SOURCE MATERIAL -
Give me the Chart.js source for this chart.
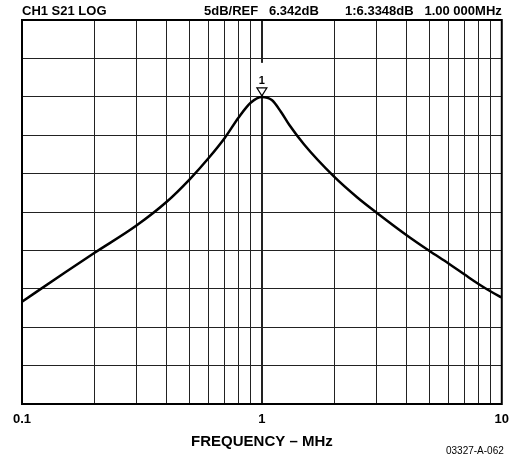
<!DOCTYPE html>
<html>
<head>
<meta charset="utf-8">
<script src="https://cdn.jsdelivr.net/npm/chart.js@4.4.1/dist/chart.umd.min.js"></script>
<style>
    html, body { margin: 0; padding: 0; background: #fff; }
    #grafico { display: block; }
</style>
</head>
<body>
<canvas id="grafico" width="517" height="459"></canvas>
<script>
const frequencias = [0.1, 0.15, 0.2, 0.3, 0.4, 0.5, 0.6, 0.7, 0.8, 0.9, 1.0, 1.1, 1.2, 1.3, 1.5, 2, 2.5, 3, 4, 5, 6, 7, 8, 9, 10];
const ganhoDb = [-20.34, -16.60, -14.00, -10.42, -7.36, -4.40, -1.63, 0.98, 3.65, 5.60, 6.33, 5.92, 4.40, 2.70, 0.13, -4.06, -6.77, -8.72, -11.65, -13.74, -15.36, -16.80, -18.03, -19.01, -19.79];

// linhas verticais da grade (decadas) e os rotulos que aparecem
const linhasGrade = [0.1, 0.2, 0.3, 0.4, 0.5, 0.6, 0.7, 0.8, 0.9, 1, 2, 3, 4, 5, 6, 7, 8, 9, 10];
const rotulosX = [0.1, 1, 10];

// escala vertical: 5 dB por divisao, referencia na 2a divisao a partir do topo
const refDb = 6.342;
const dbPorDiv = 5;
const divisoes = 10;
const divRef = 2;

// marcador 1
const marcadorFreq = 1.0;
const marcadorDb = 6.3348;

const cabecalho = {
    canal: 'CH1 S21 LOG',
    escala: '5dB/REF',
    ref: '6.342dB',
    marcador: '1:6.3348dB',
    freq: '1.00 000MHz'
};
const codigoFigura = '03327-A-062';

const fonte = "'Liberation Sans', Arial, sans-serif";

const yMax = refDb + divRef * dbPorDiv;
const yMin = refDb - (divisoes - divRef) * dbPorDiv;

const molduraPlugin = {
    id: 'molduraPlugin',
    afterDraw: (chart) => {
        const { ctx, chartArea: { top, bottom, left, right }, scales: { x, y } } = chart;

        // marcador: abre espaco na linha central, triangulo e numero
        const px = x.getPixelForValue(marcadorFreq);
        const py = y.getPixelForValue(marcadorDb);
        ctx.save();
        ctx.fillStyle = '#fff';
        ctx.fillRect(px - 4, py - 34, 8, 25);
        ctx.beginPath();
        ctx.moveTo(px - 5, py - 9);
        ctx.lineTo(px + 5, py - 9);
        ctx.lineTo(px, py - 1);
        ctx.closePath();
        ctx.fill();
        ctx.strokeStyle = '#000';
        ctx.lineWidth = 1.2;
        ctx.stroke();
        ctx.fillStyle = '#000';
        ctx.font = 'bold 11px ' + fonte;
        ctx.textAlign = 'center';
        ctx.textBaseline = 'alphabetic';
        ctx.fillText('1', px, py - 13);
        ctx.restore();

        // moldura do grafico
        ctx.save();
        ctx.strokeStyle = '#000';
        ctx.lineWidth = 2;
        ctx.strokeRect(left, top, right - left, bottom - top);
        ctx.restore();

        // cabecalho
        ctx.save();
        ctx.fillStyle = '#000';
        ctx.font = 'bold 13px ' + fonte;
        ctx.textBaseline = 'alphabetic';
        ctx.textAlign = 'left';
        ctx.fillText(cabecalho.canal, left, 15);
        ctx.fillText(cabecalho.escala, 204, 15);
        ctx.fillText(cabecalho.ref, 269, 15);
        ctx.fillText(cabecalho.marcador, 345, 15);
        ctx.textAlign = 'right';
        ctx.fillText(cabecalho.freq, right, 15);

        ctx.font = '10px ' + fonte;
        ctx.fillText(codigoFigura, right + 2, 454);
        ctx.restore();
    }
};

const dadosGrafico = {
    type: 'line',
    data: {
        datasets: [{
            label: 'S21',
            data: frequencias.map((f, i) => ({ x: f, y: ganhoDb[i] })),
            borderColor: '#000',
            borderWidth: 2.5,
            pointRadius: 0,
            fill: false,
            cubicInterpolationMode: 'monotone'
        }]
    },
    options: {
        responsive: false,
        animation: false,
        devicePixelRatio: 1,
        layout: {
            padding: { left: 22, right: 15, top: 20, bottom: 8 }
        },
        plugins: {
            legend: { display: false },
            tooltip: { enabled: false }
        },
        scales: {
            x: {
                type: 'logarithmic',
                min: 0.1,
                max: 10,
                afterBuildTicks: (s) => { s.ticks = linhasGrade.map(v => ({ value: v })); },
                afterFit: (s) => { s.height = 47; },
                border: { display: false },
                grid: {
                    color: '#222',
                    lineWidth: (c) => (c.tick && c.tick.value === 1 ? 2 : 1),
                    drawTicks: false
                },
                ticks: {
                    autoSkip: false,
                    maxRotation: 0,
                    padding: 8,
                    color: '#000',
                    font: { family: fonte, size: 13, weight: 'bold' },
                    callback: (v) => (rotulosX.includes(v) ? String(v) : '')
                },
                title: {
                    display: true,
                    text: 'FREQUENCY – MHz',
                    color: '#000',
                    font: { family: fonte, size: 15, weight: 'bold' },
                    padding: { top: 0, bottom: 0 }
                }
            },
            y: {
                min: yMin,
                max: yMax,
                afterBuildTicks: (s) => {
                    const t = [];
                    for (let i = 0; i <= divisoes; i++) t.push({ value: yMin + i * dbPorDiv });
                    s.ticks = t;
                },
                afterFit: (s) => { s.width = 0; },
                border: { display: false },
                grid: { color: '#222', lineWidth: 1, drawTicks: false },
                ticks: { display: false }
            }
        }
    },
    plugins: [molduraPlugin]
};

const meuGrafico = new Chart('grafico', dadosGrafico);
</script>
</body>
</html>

WHAT THE TASK REQUIRES -
Print out the whole of the material word for word, without pictures.

EXERCISE RESULT -
Give me the Chart.js source for this chart.
<!DOCTYPE html>
<html>
<head>
<meta charset="utf-8">
<script src="https://cdn.jsdelivr.net/npm/chart.js@4.4.1/dist/chart.umd.min.js"></script>
<style>
    html, body { margin: 0; padding: 0; background: #fff; }
    #grafico { display: block; }
</style>
</head>
<body>
<canvas id="grafico" width="517" height="459"></canvas>
<script>
const frequencias = [0.1, 0.15, 0.2, 0.3, 0.4, 0.5, 0.6, 0.7, 0.8, 0.9, 1.0, 1.1, 1.2, 1.3, 1.5, 2, 2.5, 3, 4, 5, 6, 7, 8, 9, 10];
const ganhoDb = [-20.34, -16.60, -14.00, -10.42, -7.36, -4.40, -1.63, 0.98, 3.65, 5.60, 6.33, 5.92, 4.40, 2.70, 0.13, -4.06, -6.77, -8.72, -11.65, -13.74, -15.36, -16.80, -18.03, -19.01, -19.79];

// linhas verticais da grade (decadas) e os rotulos que aparecem
const linhasGrade = [0.1, 0.2, 0.3, 0.4, 0.5, 0.6, 0.7, 0.8, 0.9, 1, 2, 3, 4, 5, 6, 7, 8, 9, 10];
const rotulosX = [0.1, 1, 10];

// escala vertical: 5 dB por divisao, referencia na 2a divisao a partir do topo
const refDb = 6.342;
const dbPorDiv = 5;
const divisoes = 10;
const divRef = 2;

// marcador 1
const marcadorFreq = 1.0;
const marcadorDb = 6.3348;

const cabecalho = {
    canal: 'CH1 S21 LOG',
    escala: '5dB/REF',
    ref: '6.342dB',
    marcador: '1:6.3348dB',
    freq: '1.00 000MHz'
};
const codigoFigura = '03327-A-062';

const fonte = "'Liberation Sans', Arial, sans-serif";

const yMax = refDb + divRef * dbPorDiv;
const yMin = refDb - (divisoes - divRef) * dbPorDiv;

const molduraPlugin = {
    id: 'molduraPlugin',
    afterDraw: (chart) => {
        const { ctx, chartArea: { top, bottom, left, right }, scales: { x, y } } = chart;

        // marcador: abre espaco na linha central, triangulo e numero
        const px = x.getPixelForValue(marcadorFreq);
        const py = y.getPixelForValue(marcadorDb);
        ctx.save();
        ctx.fillStyle = '#fff';
        ctx.fillRect(px - 4, py - 34, 8, 25);
        ctx.beginPath();
        ctx.moveTo(px - 5, py - 9);
        ctx.lineTo(px + 5, py - 9);
        ctx.lineTo(px, py - 1);
        ctx.closePath();
        ctx.fill();
        ctx.strokeStyle = '#000';
        ctx.lineWidth = 1.2;
        ctx.stroke();
        ctx.fillStyle = '#000';
        ctx.font = 'bold 11px ' + fonte;
        ctx.textAlign = 'center';
        ctx.textBaseline = 'alphabetic';
        ctx.fillText('1', px, py - 13);
        ctx.restore();

        // moldura do grafico
        ctx.save();
        ctx.strokeStyle = '#000';
        ctx.lineWidth = 2;
        ctx.strokeRect(left, top, right - left, bottom - top);
        ctx.restore();

        // cabecalho
        ctx.save();
        ctx.fillStyle = '#000';
        ctx.font = 'bold 13px ' + fonte;
        ctx.textBaseline = 'alphabetic';
        ctx.textAlign = 'left';
        ctx.fillText(cabecalho.canal, left, 15);
        ctx.fillText(cabecalho.escala, 204, 15);
        ctx.fillText(cabecalho.ref, 269, 15);
        ctx.fillText(cabecalho.marcador, 345, 15);
        ctx.textAlign = 'right';
        ctx.fillText(cabecalho.freq, right, 15);

        ctx.font = '10px ' + fonte;
        ctx.fillText(codigoFigura, right + 2, 454);
        ctx.restore();
    }
};

const dadosGrafico = {
    type: 'line',
    data: {
        datasets: [{
            label: 'S21',
            data: frequencias.map((f, i) => ({ x: f, y: ganhoDb[i] })),
            borderColor: '#000',
            borderWidth: 2.5,
            pointRadius: 0,
            fill: false,
            cubicInterpolationMode: 'monotone'
        }]
    },
    options: {
        responsive: false,
        animation: false,
        devicePixelRatio: 1,
        layout: {
            padding: { left: 22, right: 15, top: 20, bottom: 8 }
        },
        plugins: {
            legend: { display: false },
            tooltip: { enabled: false }
        },
        scales: {
            x: {
                type: 'logarithmic',
                min: 0.1,
                max: 10,
                afterBuildTicks: (s) => { s.ticks = linhasGrade.map(v => ({ value: v })); },
                afterFit: (s) => { s.height = 47; },
                border: { display: false },
                grid: {
                    color: '#222',
                    lineWidth: (c) => (c.tick && c.tick.value === 1 ? 2 : 1),
                    drawTicks: false
                },
                ticks: {
                    autoSkip: false,
                    maxRotation: 0,
                    padding: 8,
                    color: '#000',
                    font: { family: fonte, size: 13, weight: 'bold' },
                    callback: (v) => (rotulosX.includes(v) ? String(v) : '')
                },
                title: {
                    display: true,
                    text: 'FREQUENCY – MHz',
                    color: '#000',
                    font: { family: fonte, size: 15, weight: 'bold' },
                    padding: { top: 0, bottom: 0 }
                }
            },
            y: {
                min: yMin,
                max: yMax,
                afterBuildTicks: (s) => {
                    const t = [];
                    for (let i = 0; i <= divisoes; i++) t.push({ value: yMin + i * dbPorDiv });
                    s.ticks = t;
                },
                afterFit: (s) => { s.width = 0; },
                border: { display: false },
                grid: { color: '#222', lineWidth: 1, drawTicks: false },
                ticks: { display: false }
            }
        }
    },
    plugins: [molduraPlugin]
};

const meuGrafico = new Chart('grafico', dadosGrafico);
</script>
</body>
</html>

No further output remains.